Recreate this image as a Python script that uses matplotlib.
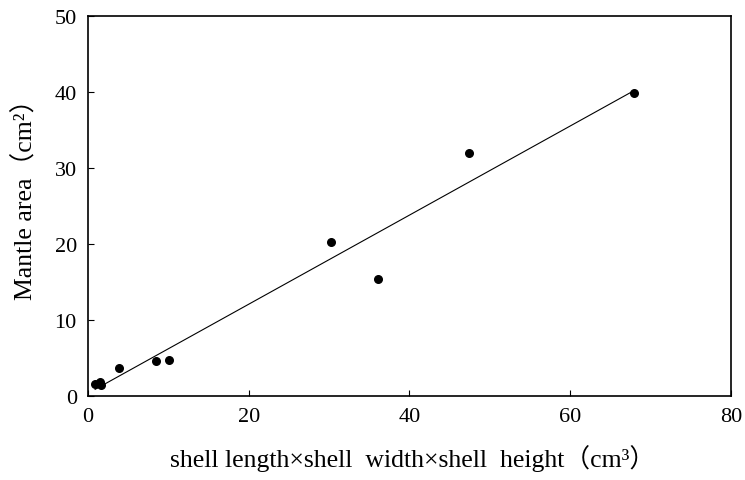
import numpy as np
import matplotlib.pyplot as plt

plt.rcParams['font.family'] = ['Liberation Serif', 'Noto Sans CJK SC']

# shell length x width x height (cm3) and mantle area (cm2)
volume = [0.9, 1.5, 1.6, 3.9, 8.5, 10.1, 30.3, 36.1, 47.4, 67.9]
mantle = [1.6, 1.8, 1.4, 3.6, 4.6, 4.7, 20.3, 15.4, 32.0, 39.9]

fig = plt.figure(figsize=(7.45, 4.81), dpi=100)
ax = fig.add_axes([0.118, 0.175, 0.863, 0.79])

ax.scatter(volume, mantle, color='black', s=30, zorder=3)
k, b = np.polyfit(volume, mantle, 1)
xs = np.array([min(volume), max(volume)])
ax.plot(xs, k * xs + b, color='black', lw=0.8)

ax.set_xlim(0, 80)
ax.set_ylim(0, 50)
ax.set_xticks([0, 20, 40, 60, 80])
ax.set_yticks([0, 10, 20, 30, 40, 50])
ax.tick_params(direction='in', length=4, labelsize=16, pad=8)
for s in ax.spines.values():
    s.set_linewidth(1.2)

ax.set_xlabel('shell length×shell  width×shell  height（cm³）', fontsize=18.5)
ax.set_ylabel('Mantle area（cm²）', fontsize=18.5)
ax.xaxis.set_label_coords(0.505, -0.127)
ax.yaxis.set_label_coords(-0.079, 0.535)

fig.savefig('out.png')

■ ■ ■ ■ ■ ■ ■

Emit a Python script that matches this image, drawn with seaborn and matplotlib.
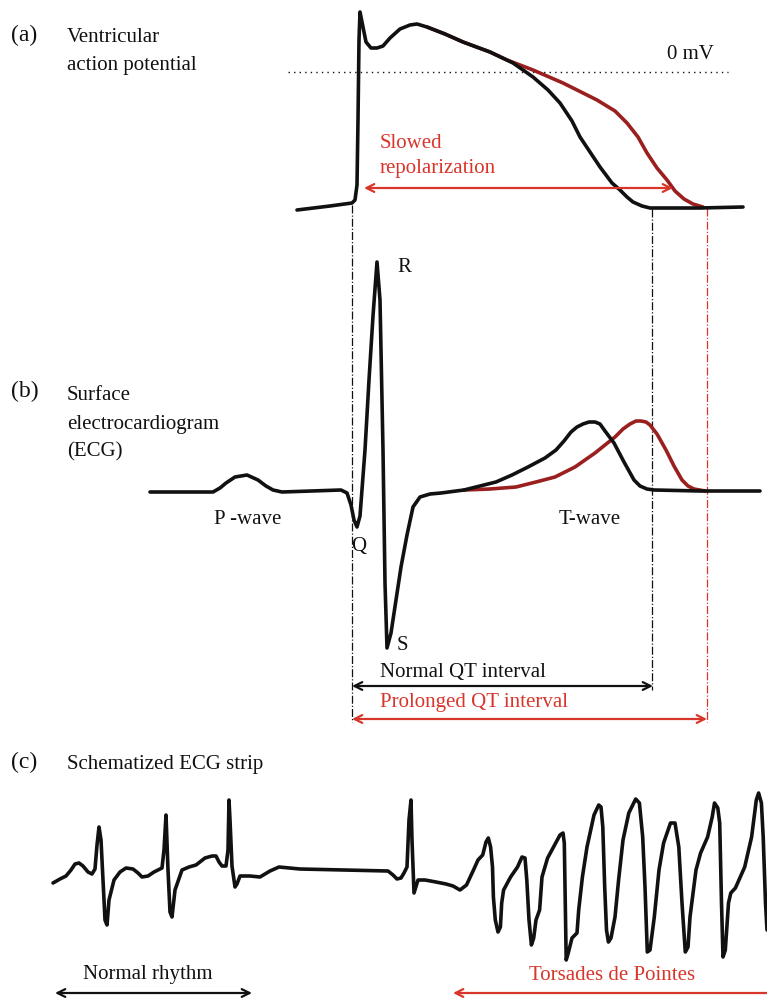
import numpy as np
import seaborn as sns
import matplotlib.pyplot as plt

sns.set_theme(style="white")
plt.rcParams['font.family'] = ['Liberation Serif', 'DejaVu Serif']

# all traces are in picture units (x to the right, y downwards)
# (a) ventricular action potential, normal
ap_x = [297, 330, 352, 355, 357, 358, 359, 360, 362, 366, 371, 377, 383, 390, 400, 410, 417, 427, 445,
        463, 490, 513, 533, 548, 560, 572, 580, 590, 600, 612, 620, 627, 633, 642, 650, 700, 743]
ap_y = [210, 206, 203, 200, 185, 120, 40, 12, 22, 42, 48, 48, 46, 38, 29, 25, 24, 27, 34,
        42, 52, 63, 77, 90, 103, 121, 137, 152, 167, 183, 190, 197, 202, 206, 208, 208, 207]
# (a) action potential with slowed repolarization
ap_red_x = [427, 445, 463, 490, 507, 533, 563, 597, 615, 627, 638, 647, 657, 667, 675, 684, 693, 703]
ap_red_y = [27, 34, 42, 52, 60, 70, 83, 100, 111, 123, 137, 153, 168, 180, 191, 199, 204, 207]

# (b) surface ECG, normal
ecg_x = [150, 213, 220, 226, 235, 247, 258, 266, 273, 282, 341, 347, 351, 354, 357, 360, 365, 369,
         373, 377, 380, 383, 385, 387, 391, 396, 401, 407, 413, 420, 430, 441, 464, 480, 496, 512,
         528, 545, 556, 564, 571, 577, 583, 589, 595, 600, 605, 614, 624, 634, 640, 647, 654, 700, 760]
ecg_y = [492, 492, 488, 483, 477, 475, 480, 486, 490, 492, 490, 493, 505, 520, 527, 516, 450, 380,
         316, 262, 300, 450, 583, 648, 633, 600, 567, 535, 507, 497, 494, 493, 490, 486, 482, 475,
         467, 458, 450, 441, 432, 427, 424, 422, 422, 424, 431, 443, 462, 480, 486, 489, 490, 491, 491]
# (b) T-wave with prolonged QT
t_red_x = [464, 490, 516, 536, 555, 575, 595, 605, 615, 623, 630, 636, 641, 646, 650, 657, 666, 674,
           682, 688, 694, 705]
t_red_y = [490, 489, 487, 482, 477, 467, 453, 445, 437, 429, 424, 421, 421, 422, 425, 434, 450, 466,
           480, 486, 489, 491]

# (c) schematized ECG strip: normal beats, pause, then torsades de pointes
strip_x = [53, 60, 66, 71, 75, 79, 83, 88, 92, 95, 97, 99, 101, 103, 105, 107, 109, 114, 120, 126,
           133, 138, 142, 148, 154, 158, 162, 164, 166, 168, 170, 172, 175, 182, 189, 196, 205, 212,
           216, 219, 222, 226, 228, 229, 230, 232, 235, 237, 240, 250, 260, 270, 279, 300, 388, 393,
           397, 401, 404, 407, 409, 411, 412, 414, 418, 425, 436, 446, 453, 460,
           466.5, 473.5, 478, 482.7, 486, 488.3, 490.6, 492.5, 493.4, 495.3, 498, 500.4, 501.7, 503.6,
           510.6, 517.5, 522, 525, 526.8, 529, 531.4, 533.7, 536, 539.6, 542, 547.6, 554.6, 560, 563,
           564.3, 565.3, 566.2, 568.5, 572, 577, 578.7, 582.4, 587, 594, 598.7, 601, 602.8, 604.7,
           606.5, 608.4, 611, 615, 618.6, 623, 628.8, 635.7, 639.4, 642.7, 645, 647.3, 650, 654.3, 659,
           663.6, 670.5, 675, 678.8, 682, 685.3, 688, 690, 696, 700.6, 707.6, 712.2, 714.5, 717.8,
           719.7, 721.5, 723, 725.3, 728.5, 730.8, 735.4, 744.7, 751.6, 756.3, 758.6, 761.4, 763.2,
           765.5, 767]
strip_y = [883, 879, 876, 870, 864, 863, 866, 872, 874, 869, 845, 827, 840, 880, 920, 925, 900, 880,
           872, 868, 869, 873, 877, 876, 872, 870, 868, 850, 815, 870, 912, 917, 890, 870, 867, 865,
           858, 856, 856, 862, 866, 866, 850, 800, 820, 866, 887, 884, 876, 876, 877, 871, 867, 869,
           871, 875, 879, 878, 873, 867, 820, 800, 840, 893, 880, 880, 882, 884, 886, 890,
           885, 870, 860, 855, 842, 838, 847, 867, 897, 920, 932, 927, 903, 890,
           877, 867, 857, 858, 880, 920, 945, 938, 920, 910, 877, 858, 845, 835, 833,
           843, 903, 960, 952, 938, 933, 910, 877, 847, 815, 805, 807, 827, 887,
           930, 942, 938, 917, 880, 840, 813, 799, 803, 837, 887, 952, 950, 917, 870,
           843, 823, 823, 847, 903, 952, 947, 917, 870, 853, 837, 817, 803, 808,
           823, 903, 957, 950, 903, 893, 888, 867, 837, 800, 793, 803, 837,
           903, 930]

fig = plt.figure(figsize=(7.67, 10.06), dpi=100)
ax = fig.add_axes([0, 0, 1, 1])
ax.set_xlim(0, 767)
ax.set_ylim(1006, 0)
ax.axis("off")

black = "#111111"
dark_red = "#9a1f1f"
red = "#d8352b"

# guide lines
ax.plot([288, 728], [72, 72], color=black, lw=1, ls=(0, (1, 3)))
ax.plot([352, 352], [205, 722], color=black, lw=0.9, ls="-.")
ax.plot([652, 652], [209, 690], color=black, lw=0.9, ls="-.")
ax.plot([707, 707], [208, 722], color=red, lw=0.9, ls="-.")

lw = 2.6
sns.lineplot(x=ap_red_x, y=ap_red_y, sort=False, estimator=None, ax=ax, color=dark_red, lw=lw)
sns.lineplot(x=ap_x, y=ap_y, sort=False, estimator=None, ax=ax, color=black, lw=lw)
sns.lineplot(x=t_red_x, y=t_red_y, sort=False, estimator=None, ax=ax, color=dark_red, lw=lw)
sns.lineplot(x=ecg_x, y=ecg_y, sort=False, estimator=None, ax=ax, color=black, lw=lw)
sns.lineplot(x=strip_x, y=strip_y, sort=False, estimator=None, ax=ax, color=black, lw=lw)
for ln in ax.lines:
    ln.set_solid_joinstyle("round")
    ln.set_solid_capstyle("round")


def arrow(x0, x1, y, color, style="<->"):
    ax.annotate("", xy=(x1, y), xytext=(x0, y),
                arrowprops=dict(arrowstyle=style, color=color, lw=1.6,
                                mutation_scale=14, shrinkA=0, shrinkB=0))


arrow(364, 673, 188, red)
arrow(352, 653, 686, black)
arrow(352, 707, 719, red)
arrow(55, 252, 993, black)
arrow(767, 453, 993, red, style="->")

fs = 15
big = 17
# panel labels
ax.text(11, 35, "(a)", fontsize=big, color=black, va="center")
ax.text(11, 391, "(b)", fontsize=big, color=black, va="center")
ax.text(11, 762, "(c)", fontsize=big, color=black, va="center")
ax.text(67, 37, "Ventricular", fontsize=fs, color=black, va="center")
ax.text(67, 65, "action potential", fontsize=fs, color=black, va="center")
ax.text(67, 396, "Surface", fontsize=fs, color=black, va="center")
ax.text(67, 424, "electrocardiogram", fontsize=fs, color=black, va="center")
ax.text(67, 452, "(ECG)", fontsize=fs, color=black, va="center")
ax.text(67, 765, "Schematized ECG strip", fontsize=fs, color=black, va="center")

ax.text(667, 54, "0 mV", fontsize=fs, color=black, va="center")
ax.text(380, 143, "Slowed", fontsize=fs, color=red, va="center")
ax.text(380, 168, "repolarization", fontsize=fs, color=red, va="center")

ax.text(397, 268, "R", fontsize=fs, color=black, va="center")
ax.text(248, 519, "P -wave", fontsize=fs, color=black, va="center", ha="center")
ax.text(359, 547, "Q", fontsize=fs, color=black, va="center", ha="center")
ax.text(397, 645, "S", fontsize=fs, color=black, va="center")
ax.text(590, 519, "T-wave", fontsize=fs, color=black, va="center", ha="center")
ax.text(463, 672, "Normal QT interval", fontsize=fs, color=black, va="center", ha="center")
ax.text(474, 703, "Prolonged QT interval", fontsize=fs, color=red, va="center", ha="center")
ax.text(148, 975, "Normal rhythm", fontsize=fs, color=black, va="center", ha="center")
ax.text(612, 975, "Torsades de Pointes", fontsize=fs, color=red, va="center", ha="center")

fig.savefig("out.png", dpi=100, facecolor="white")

■ ■ ■ ■ ■ ■ ■

▸ **WHAT IS NEEDED**:
Scan the lines for the string "script". Pick out every line that has it.

▸ **FULL RESPONSE**:
Recreate this image as a Python script that uses matplotlib.
Emit a Python script that matches this image, drawn with seaborn and matplotlib.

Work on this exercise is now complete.